People seemed to make the erroneous judgment that because Morin is big, known to play plays hard mean hockey, and will fight, that General Manager Paul Holmgren dropped the ball and selected an unskilled player.
Our guess is those people haven’t seen Morin play. His skating is strong — especially given his size. He could stand to make tighter turns and fire that booming shot a bit more accurately, but his compete level and hunger to succeed are what sets him apart.
The kid is a keeper and will go on to a long NHL career of clearing the crease and keeping games close in his team’s favour. Those who don’t like this pick don’t like good hockey.
Robert Hagg from Sweden was the Flyers’ second pick — another defenseman, one with leadership and composure. For all the cries that Morin was not offensively skilled enough to be a first round pick, Hagg may be the answer to that criticism. Here is an all-purpose defenseman who boasts intelligence and puck-carrying skills. He has decent size at 6′2″ and over 200 pounds, he has played against men and is self aware enough to focus on his inconsistency, projected himself as being NHL ready in a year or two.
The Flyers were fortunate Hagg fell to pick 41, providing them with an opportunity to land a nice one-two defensive punch in him and Morin. It is not outrageous to suggest they may even be defensive partners one day.

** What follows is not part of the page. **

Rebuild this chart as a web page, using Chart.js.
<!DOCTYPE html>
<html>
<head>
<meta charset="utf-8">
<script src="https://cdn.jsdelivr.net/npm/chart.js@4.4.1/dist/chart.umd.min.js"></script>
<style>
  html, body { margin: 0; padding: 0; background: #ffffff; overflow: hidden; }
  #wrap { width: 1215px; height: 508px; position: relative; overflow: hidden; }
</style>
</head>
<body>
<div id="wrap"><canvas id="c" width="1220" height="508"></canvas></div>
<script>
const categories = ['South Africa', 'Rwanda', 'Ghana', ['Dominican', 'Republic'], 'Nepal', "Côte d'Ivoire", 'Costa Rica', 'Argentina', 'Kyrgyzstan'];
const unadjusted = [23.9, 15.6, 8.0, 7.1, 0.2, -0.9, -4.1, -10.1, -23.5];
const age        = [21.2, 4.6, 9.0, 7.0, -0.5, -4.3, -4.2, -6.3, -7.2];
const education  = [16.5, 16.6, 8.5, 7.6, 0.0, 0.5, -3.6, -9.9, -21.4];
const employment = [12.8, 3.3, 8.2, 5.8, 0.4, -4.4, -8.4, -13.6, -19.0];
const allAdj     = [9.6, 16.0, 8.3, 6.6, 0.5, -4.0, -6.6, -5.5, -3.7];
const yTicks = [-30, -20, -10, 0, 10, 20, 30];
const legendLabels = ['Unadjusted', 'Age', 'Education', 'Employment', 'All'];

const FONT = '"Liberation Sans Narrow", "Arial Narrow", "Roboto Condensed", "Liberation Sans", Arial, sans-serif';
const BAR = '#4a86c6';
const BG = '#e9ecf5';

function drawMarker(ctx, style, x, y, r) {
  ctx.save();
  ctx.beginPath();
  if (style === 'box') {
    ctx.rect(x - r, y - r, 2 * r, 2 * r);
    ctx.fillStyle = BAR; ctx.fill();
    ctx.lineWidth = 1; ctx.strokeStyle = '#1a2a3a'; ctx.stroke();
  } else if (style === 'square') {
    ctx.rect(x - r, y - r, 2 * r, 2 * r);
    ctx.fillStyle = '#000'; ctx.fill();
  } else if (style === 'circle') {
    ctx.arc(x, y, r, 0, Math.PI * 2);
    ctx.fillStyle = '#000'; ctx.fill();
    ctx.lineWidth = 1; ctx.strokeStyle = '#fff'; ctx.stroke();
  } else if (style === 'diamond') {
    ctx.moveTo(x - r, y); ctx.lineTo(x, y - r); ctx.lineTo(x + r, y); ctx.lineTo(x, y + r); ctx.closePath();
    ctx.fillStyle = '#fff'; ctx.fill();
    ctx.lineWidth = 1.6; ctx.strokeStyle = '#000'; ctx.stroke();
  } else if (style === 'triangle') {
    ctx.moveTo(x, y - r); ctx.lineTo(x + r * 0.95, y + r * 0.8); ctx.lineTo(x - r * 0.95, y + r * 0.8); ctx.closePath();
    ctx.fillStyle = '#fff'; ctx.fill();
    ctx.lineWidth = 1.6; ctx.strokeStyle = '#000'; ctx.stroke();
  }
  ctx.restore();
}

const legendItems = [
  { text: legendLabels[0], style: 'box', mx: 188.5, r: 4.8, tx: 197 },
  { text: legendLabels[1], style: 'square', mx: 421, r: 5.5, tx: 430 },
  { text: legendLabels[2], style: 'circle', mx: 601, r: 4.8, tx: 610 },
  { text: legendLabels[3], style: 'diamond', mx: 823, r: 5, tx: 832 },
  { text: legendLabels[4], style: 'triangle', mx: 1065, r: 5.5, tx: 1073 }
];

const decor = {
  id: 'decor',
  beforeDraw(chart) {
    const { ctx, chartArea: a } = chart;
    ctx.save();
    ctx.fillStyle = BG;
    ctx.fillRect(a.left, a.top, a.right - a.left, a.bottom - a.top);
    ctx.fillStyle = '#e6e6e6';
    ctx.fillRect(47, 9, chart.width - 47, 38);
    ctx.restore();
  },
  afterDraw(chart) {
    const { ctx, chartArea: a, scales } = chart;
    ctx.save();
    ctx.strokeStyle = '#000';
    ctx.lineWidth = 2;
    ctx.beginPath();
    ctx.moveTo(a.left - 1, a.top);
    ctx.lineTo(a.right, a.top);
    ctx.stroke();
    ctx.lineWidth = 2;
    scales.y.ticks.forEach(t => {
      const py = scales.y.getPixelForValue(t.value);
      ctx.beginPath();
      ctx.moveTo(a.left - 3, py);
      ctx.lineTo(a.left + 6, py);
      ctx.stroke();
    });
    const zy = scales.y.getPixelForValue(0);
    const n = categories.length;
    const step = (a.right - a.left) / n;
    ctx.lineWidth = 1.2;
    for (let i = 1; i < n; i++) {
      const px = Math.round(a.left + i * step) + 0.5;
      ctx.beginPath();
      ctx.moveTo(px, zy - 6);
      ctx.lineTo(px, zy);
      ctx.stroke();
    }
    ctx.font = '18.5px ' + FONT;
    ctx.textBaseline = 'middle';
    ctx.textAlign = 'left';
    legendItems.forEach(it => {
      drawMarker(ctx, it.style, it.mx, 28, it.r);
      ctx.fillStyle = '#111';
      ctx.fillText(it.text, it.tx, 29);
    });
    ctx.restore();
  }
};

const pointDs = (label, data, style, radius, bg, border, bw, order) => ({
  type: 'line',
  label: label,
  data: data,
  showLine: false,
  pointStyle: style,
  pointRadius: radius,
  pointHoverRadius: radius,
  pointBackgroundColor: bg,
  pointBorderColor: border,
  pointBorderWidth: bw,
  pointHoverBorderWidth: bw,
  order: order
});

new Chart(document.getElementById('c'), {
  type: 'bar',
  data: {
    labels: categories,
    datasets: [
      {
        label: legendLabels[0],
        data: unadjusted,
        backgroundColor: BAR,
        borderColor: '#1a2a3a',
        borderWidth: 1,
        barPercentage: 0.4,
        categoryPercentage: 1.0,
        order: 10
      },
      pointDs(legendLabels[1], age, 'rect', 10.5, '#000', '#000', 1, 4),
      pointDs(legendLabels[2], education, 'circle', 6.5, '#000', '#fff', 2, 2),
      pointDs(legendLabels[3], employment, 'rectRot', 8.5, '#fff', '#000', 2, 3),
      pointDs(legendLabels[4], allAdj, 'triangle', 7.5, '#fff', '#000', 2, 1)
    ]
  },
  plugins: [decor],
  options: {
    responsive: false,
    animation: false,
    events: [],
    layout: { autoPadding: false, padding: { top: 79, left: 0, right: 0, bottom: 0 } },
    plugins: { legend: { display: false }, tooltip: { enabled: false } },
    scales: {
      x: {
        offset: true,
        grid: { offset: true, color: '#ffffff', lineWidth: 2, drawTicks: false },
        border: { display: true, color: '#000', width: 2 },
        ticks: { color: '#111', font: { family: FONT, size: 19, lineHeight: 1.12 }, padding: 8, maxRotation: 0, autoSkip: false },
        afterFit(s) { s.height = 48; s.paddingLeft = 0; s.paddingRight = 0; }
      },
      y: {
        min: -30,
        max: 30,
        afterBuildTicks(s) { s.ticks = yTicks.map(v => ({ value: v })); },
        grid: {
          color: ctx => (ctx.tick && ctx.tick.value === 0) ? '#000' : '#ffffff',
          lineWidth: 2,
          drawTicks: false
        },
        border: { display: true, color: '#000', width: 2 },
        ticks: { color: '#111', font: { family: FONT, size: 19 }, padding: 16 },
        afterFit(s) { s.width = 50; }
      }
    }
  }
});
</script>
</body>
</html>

Third rounder Tyrell Goulbourne was definitely the biggest surprise pick for the Flyers this year. An off the board selection to say the least, his game been likened to that of Flyers forward Zac Rinaldo. Sporting a compact frame (5′11″, 195), Goulbourne wins fights against larger opponents on a regular basis. He is an agitator and skilled fighter without much scoring touch. Still, Goulbourne’s competitive streak is a mile wide and his determination unmistakable. There was criticism that he too could have been chosen later with little risk of getting scooped up before the next round or two. Of course who’s to say whether Flyers management discovered other teams plans and circumvented them or not? That said, Unlike Morin’s case where he certainly would have been taken, there is more doubt in this case.

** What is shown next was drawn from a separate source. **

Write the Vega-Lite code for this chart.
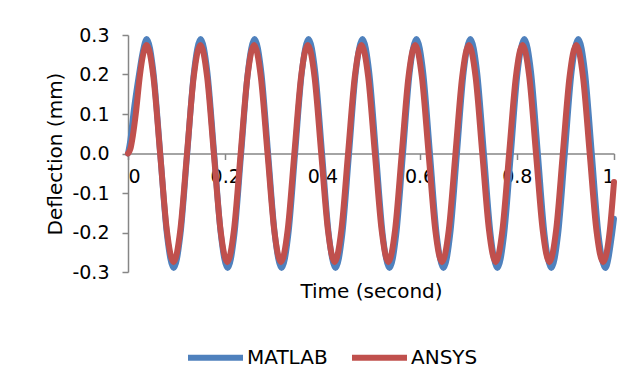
{
  "$schema": "https://vega.github.io/schema/vega-lite/v6.json",
  "width": 486,
  "height": 237,
  "autosize": {"type": "none"},
  "padding": {"left": 128, "top": 35, "right": 26, "bottom": 120},
  "background": "white",
  "config": {"view": {"stroke": null}, "font": "DejaVu Sans"},
  "data": {"values": [
    {"s":"MATLAB","t":0,"d":0},{"s":"MATLAB","t":0.005,"d":0.035},{"s":"MATLAB","t":0.011,"d":0.1},{"s":"MATLAB","t":0.0226,"d":0.2},{"s":"MATLAB","t":0.03,"d":0.255},
    {"s":"MATLAB","t":0.0385,"d":0.29},{"s":"MATLAB","t":0.0524,"d":0.205},{"s":"MATLAB","t":0.0663,"d":0},{"s":"MATLAB","t":0.0801,"d":-0.205},
    {"s":"MATLAB","t":0.094,"d":-0.29},{"s":"MATLAB","t":0.1079,"d":-0.205},{"s":"MATLAB","t":0.1218,"d":0},{"s":"MATLAB","t":0.1356,"d":0.205},
    {"s":"MATLAB","t":0.1495,"d":0.29},{"s":"MATLAB","t":0.1634,"d":0.205},{"s":"MATLAB","t":0.1773,"d":0},{"s":"MATLAB","t":0.1911,"d":-0.205},
    {"s":"MATLAB","t":0.205,"d":-0.29},{"s":"MATLAB","t":0.2189,"d":-0.205},{"s":"MATLAB","t":0.2328,"d":0},{"s":"MATLAB","t":0.2466,"d":0.205},
    {"s":"MATLAB","t":0.2605,"d":0.29},{"s":"MATLAB","t":0.2744,"d":0.205},{"s":"MATLAB","t":0.2883,"d":0},{"s":"MATLAB","t":0.3021,"d":-0.205},
    {"s":"MATLAB","t":0.316,"d":-0.29},{"s":"MATLAB","t":0.3299,"d":-0.205},{"s":"MATLAB","t":0.3438,"d":0},{"s":"MATLAB","t":0.3576,"d":0.205},
    {"s":"MATLAB","t":0.3715,"d":0.29},{"s":"MATLAB","t":0.3854,"d":0.205},{"s":"MATLAB","t":0.3993,"d":0},{"s":"MATLAB","t":0.4131,"d":-0.205},
    {"s":"MATLAB","t":0.427,"d":-0.29},{"s":"MATLAB","t":0.4409,"d":-0.205},{"s":"MATLAB","t":0.4548,"d":0},{"s":"MATLAB","t":0.4686,"d":0.205},
    {"s":"MATLAB","t":0.4825,"d":0.29},{"s":"MATLAB","t":0.4964,"d":0.205},{"s":"MATLAB","t":0.5103,"d":0},{"s":"MATLAB","t":0.5241,"d":-0.205},
    {"s":"MATLAB","t":0.538,"d":-0.29},{"s":"MATLAB","t":0.5519,"d":-0.205},{"s":"MATLAB","t":0.5658,"d":0},{"s":"MATLAB","t":0.5796,"d":0.205},
    {"s":"MATLAB","t":0.5935,"d":0.29},{"s":"MATLAB","t":0.6074,"d":0.205},{"s":"MATLAB","t":0.6213,"d":0},{"s":"MATLAB","t":0.6351,"d":-0.205},
    {"s":"MATLAB","t":0.649,"d":-0.29},{"s":"MATLAB","t":0.6629,"d":-0.205},{"s":"MATLAB","t":0.6768,"d":0},{"s":"MATLAB","t":0.6906,"d":0.205},
    {"s":"MATLAB","t":0.7045,"d":0.29},{"s":"MATLAB","t":0.7184,"d":0.205},{"s":"MATLAB","t":0.7323,"d":0},{"s":"MATLAB","t":0.7461,"d":-0.205},
    {"s":"MATLAB","t":0.76,"d":-0.29},{"s":"MATLAB","t":0.7739,"d":-0.205},{"s":"MATLAB","t":0.7878,"d":0},{"s":"MATLAB","t":0.8016,"d":0.205},
    {"s":"MATLAB","t":0.8155,"d":0.29},{"s":"MATLAB","t":0.8294,"d":0.205},{"s":"MATLAB","t":0.8433,"d":0},{"s":"MATLAB","t":0.8571,"d":-0.205},
    {"s":"MATLAB","t":0.871,"d":-0.29},{"s":"MATLAB","t":0.8849,"d":-0.205},{"s":"MATLAB","t":0.8988,"d":0},{"s":"MATLAB","t":0.9126,"d":0.205},
    {"s":"MATLAB","t":0.9265,"d":0.29},{"s":"MATLAB","t":0.9404,"d":0.205},{"s":"MATLAB","t":0.9543,"d":0},{"s":"MATLAB","t":0.9681,"d":-0.205},
    {"s":"MATLAB","t":0.982,"d":-0.29},{"s":"MATLAB","t":0.9959,"d":-0.205},{"s":"MATLAB","t":1.0,"d":-0.165},
    {"s":"ANSYS","t":0,"d":0},{"s":"ANSYS","t":0.005,"d":0.012},{"s":"ANSYS","t":0.01,"d":0.045},{"s":"ANSYS","t":0.016,"d":0.1},{"s":"ANSYS","t":0.0247,"d":0.2},{"s":"ANSYS","t":0.031,"d":0.25},
    {"s":"ANSYS","t":0.0385,"d":0.275},{"s":"ANSYS","t":0.0523,"d":0.194},{"s":"ANSYS","t":0.0661,"d":0},{"s":"ANSYS","t":0.0799,"d":-0.194},
    {"s":"ANSYS","t":0.0937,"d":-0.275},{"s":"ANSYS","t":0.1076,"d":-0.194},{"s":"ANSYS","t":0.1214,"d":0},{"s":"ANSYS","t":0.1352,"d":0.194},
    {"s":"ANSYS","t":0.149,"d":0.275},{"s":"ANSYS","t":0.1628,"d":0.194},{"s":"ANSYS","t":0.1766,"d":0},{"s":"ANSYS","t":0.1904,"d":-0.194},
    {"s":"ANSYS","t":0.2042,"d":-0.275},{"s":"ANSYS","t":0.218,"d":-0.194},{"s":"ANSYS","t":0.2318,"d":0},{"s":"ANSYS","t":0.2457,"d":0.194},
    {"s":"ANSYS","t":0.2595,"d":0.275},{"s":"ANSYS","t":0.2733,"d":0.194},{"s":"ANSYS","t":0.2871,"d":0},{"s":"ANSYS","t":0.3009,"d":-0.194},
    {"s":"ANSYS","t":0.3147,"d":-0.275},{"s":"ANSYS","t":0.3285,"d":-0.194},{"s":"ANSYS","t":0.3423,"d":0},{"s":"ANSYS","t":0.3561,"d":0.194},
    {"s":"ANSYS","t":0.3699,"d":0.275},{"s":"ANSYS","t":0.3838,"d":0.194},{"s":"ANSYS","t":0.3976,"d":0},{"s":"ANSYS","t":0.4114,"d":-0.194},
    {"s":"ANSYS","t":0.4252,"d":-0.275},{"s":"ANSYS","t":0.439,"d":-0.194},{"s":"ANSYS","t":0.4528,"d":0},{"s":"ANSYS","t":0.4666,"d":0.194},
    {"s":"ANSYS","t":0.4804,"d":0.275},{"s":"ANSYS","t":0.4942,"d":0.194},{"s":"ANSYS","t":0.508,"d":0},{"s":"ANSYS","t":0.5219,"d":-0.194},
    {"s":"ANSYS","t":0.5357,"d":-0.275},{"s":"ANSYS","t":0.5495,"d":-0.194},{"s":"ANSYS","t":0.5633,"d":0},{"s":"ANSYS","t":0.5771,"d":0.194},
    {"s":"ANSYS","t":0.5909,"d":0.275},{"s":"ANSYS","t":0.6047,"d":0.194},{"s":"ANSYS","t":0.6185,"d":0},{"s":"ANSYS","t":0.6323,"d":-0.194},
    {"s":"ANSYS","t":0.6461,"d":-0.275},{"s":"ANSYS","t":0.66,"d":-0.194},{"s":"ANSYS","t":0.6738,"d":0},{"s":"ANSYS","t":0.6876,"d":0.194},
    {"s":"ANSYS","t":0.7014,"d":0.275},{"s":"ANSYS","t":0.7152,"d":0.194},{"s":"ANSYS","t":0.729,"d":0},{"s":"ANSYS","t":0.7428,"d":-0.194},
    {"s":"ANSYS","t":0.7566,"d":-0.275},{"s":"ANSYS","t":0.7704,"d":-0.194},{"s":"ANSYS","t":0.7842,"d":0},{"s":"ANSYS","t":0.7981,"d":0.194},
    {"s":"ANSYS","t":0.8119,"d":0.275},{"s":"ANSYS","t":0.8257,"d":0.194},{"s":"ANSYS","t":0.8395,"d":0},{"s":"ANSYS","t":0.8533,"d":-0.194},
    {"s":"ANSYS","t":0.8671,"d":-0.275},{"s":"ANSYS","t":0.8809,"d":-0.194},{"s":"ANSYS","t":0.8947,"d":0},{"s":"ANSYS","t":0.9085,"d":0.194},
    {"s":"ANSYS","t":0.9223,"d":0.275},{"s":"ANSYS","t":0.9362,"d":0.194},{"s":"ANSYS","t":0.95,"d":0},{"s":"ANSYS","t":0.9638,"d":-0.194},
    {"s":"ANSYS","t":0.9776,"d":-0.275},{"s":"ANSYS","t":0.9914,"d":-0.194},{"s":"ANSYS","t":1.0,"d":-0.072}
  ]},
  "encoding": {
    "x": {"field": "t", "type": "quantitative",
      "scale": {"domain": [0, 1], "nice": false, "zero": false},
      "axis": {"values": [0, 0.2, 0.4, 0.6, 0.8, 1], "format": "~g", "offset": -118.5, "grid": false,
        "domainColor": "#868686", "domainWidth": 1.5, "tickColor": "#868686", "tickWidth": 1.5, "tickSize": 6,
        "labelFontSize": 19, "labelColor": "#000000", "labelPadding": 8, "labelFont": "DejaVu Sans",
        "title": "Time (second)", "titleFontSize": 20, "titleFontWeight": "normal", "titleColor": "#000000",
        "titleFont": "DejaVu Sans", "titleY": 138, "titleBaseline": "middle"}},
    "y": {"field": "d", "type": "quantitative",
      "scale": {"domain": [-0.3, 0.3], "nice": false, "zero": false},
      "axis": {"values": [-0.3, -0.2, -0.1, 0, 0.1, 0.2, 0.3], "grid": false,
        "labelExpr": "datum.value < -0.001 ? '-' + format(-datum.value, '.1f') : format(abs(datum.value), '.1f')",
        "domainColor": "#868686", "domainWidth": 1.5, "tickColor": "#868686", "tickWidth": 1.5, "tickSize": 6,
        "labelFontSize": 19, "labelColor": "#000000", "labelPadding": 13, "labelFont": "DejaVu Sans",
        "title": "Deflection (mm)", "titleFontSize": 20, "titleFontWeight": "normal", "titleColor": "#000000",
        "titleFont": "DejaVu Sans", "titleX": -73, "titleY": 118.5, "titleAngle": 270, "titleAlign": "center", "titleBaseline": "middle"}},
    "color": {"field": "s", "type": "nominal",
      "scale": {"domain": ["MATLAB", "ANSYS"], "range": ["#4F81BD", "#C0504D"]},
      "legend": {"orient": "none", "legendX": 57, "legendY": 292, "direction": "horizontal", "title": null,
        "symbolType": "stroke", "symbolSize": 3025, "symbolStrokeWidth": 6, "labelFontSize": 20, "labelFont": "DejaVu Sans",
        "labelColor": "#000000", "labelOffset": 1, "columnPadding": 12, "padding": 0}}
  },
  "layer": [
    {"transform": [{"filter": "datum.s == 'MATLAB'"}],
     "mark": {"type": "line", "interpolate": "monotone", "strokeWidth": 6, "strokeCap": "round", "strokeJoin": "round"}},
    {"transform": [{"filter": "datum.s == 'ANSYS'"}],
     "mark": {"type": "line", "interpolate": "monotone", "strokeWidth": 6, "strokeCap": "round", "strokeJoin": "round"}}
  ]
}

The Flyers continued to venture off the board with some very long range projects in D Terrance Amorosa (fifth round); Merrick Madsen (sixth round), a tall (6′4″), athletic goaltender; and David Drake (seventh round), a lanky (6′3″, 155) defenseman who’ll need some time to grow into his frame.
These players can only be considered longshots as none of them played against anything close to the sort of competition that comes from most of the premier European or North American leagues.